_OBJECTIVE_
Copy from the first line below down to and including the line with "1, 0, 1, 1, 0]". Skip the pictures.

__________________________________________________

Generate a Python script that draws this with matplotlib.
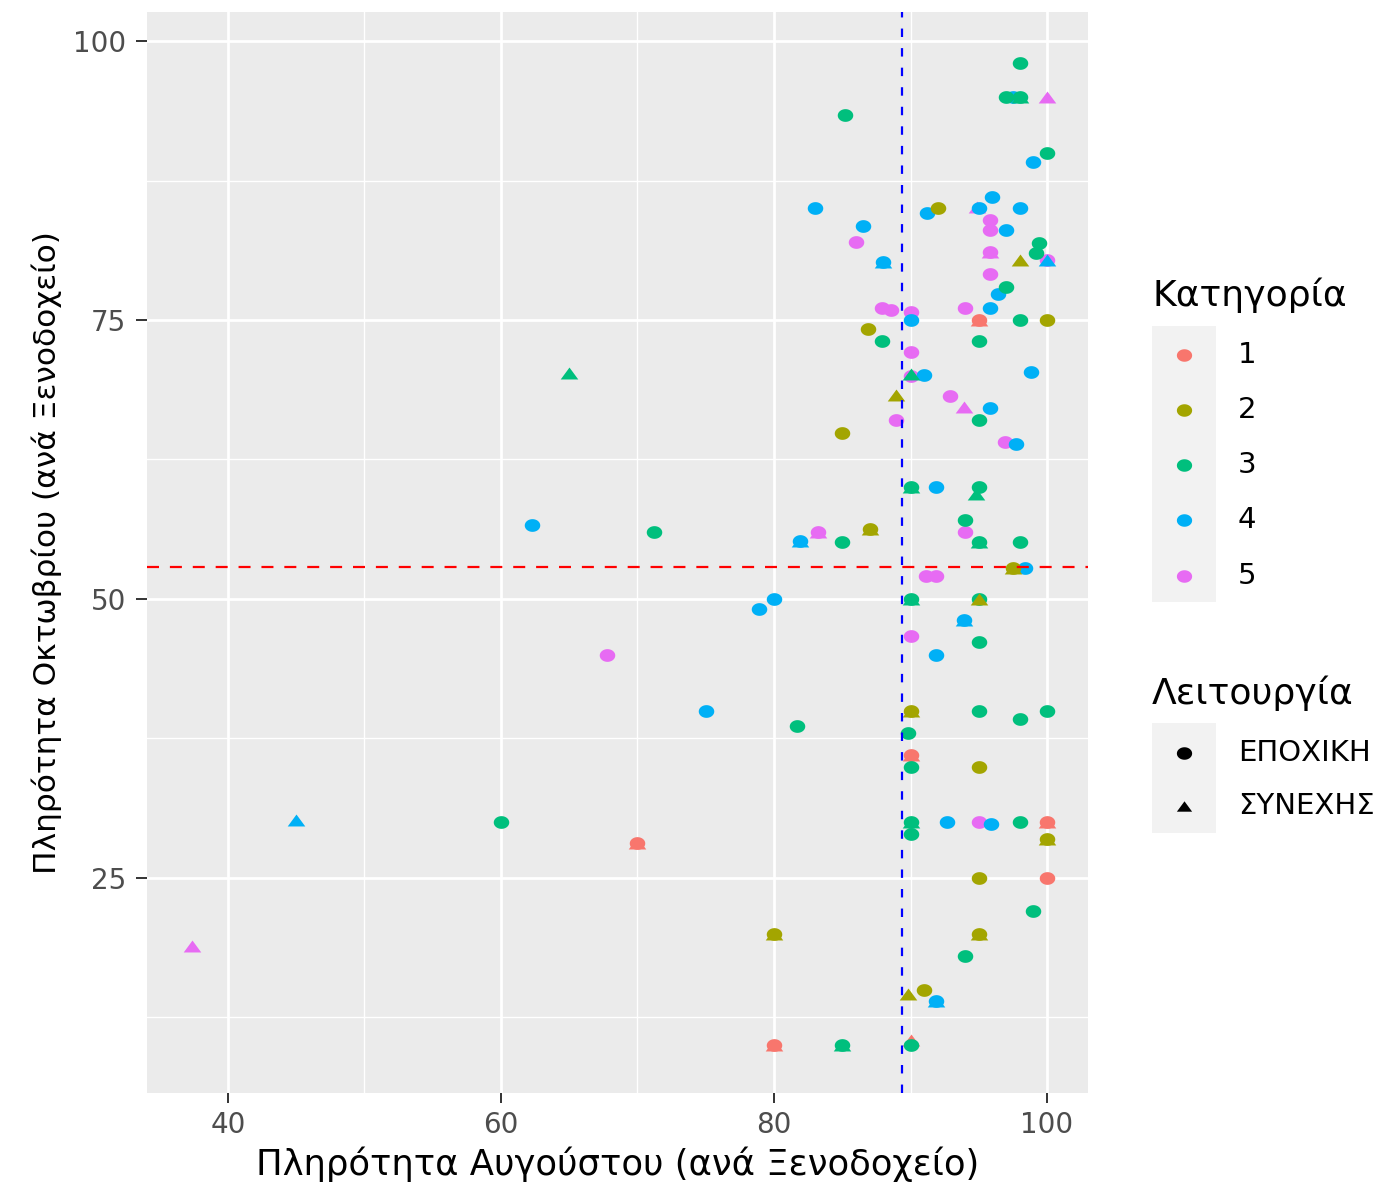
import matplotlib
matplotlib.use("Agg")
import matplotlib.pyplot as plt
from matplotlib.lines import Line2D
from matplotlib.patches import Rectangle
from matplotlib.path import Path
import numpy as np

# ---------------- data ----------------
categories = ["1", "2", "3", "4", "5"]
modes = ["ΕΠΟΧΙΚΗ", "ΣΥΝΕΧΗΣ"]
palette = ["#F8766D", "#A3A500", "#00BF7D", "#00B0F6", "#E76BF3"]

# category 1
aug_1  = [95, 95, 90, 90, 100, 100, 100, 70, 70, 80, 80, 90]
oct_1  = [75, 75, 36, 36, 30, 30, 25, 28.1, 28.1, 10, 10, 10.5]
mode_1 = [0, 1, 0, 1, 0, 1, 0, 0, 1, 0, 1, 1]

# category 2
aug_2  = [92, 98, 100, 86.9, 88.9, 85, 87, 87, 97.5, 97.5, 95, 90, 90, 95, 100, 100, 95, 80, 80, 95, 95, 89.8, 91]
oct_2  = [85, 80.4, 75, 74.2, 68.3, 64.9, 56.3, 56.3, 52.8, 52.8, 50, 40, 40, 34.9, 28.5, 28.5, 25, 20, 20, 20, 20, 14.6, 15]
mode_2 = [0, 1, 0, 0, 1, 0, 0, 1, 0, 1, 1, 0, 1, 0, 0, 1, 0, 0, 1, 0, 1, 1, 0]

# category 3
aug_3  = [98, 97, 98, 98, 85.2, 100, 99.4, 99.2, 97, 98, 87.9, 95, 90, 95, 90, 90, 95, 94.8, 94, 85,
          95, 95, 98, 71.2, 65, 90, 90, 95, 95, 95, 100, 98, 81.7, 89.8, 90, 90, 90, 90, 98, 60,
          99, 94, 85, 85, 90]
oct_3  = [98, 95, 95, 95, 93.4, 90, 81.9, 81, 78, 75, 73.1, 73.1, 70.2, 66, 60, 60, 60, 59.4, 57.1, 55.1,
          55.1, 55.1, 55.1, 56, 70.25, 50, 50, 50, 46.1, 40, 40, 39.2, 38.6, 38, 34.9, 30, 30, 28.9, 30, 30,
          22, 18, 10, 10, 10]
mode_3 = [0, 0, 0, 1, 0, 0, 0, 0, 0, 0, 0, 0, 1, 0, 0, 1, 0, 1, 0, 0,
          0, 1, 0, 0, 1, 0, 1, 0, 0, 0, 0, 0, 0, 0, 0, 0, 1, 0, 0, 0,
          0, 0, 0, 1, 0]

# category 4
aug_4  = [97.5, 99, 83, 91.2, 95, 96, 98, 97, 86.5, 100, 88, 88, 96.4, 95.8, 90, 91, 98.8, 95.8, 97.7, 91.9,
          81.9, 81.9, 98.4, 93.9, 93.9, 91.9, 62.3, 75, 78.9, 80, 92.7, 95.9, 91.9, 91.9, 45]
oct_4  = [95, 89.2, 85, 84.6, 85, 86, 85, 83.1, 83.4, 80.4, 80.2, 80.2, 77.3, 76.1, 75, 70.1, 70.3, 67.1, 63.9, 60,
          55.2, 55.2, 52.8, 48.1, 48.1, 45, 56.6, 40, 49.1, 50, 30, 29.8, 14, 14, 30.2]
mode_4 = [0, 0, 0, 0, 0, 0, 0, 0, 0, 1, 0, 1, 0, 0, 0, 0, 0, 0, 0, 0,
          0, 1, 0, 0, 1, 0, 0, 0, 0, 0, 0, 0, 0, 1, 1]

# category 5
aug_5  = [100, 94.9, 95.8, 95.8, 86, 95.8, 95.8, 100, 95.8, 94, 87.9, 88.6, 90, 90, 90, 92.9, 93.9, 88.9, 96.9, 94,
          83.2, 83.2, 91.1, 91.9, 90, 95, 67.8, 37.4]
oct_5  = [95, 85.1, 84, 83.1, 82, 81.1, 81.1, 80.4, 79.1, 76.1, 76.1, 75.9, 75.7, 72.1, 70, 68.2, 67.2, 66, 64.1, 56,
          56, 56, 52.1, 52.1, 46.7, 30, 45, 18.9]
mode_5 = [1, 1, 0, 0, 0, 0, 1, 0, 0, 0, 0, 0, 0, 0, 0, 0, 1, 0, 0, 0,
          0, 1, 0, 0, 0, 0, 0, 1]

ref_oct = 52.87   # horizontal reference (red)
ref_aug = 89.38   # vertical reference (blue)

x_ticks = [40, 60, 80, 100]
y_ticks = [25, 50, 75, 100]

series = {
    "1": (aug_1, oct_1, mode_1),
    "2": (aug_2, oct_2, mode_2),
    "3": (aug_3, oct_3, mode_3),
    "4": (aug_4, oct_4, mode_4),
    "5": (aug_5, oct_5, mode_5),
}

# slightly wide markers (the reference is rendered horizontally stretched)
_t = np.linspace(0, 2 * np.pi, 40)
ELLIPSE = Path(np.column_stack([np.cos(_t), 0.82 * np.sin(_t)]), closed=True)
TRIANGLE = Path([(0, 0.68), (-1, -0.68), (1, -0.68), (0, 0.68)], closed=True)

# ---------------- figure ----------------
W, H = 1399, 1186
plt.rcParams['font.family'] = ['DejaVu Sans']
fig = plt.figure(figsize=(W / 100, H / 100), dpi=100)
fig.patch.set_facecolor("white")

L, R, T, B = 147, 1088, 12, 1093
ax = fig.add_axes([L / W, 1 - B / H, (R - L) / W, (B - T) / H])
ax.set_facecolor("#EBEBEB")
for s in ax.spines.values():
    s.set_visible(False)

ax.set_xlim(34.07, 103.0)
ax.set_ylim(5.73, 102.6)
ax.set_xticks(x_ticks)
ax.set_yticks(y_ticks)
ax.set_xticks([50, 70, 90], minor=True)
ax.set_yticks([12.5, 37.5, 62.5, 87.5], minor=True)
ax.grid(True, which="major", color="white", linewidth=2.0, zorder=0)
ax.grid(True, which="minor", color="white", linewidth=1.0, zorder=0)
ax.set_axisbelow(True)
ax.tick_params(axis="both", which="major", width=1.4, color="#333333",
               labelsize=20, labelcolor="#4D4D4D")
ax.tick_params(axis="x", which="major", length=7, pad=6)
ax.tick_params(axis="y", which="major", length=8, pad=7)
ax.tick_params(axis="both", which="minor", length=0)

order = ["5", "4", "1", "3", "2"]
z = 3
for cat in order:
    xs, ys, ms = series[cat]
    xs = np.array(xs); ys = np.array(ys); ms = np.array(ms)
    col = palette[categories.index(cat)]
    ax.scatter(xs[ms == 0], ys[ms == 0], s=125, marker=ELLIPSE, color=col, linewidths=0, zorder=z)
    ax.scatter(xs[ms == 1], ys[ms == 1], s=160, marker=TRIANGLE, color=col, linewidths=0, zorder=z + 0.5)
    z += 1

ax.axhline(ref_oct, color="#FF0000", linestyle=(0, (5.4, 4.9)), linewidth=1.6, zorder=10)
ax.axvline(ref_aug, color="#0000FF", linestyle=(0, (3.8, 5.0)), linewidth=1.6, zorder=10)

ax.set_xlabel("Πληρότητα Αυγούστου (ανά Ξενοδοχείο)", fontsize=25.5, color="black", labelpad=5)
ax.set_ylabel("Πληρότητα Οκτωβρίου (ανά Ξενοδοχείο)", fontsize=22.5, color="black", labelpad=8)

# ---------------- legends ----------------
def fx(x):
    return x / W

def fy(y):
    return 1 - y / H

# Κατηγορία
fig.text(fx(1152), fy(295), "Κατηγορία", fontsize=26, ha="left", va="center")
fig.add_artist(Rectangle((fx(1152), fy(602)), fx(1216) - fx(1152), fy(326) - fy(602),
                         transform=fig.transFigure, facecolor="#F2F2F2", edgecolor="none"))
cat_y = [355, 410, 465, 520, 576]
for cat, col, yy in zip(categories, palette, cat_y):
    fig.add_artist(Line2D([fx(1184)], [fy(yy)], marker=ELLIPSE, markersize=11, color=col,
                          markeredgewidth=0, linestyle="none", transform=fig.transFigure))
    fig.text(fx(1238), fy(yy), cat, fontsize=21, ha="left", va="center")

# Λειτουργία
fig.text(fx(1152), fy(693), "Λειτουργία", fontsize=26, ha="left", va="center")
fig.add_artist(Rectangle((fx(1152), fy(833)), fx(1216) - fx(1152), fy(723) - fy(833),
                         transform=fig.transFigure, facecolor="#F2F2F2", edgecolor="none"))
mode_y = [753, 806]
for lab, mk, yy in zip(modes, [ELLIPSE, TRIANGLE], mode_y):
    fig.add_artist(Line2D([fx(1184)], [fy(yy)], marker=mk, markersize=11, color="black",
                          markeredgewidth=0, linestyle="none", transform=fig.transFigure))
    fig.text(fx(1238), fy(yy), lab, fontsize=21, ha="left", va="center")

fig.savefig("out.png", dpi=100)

__________________________________________________

_EXERCISE SOLUTION_
Generate a Python script that draws this with matplotlib.
import matplotlib
matplotlib.use("Agg")
import matplotlib.pyplot as plt
from matplotlib.lines import Line2D
from matplotlib.patches import Rectangle
from matplotlib.path import Path
import numpy as np

# ---------------- data ----------------
categories = ["1", "2", "3", "4", "5"]
modes = ["ΕΠΟΧΙΚΗ", "ΣΥΝΕΧΗΣ"]
palette = ["#F8766D", "#A3A500", "#00BF7D", "#00B0F6", "#E76BF3"]

# category 1
aug_1  = [95, 95, 90, 90, 100, 100, 100, 70, 70, 80, 80, 90]
oct_1  = [75, 75, 36, 36, 30, 30, 25, 28.1, 28.1, 10, 10, 10.5]
mode_1 = [0, 1, 0, 1, 0, 1, 0, 0, 1, 0, 1, 1]

# category 2
aug_2  = [92, 98, 100, 86.9, 88.9, 85, 87, 87, 97.5, 97.5, 95, 90, 90, 95, 100, 100, 95, 80, 80, 95, 95, 89.8, 91]
oct_2  = [85, 80.4, 75, 74.2, 68.3, 64.9, 56.3, 56.3, 52.8, 52.8, 50, 40, 40, 34.9, 28.5, 28.5, 25, 20, 20, 20, 20, 14.6, 15]
mode_2 = [0, 1, 0, 0, 1, 0, 0, 1, 0, 1, 1, 0, 1, 0, 0, 1, 0, 0, 1, 0, 1, 1, 0]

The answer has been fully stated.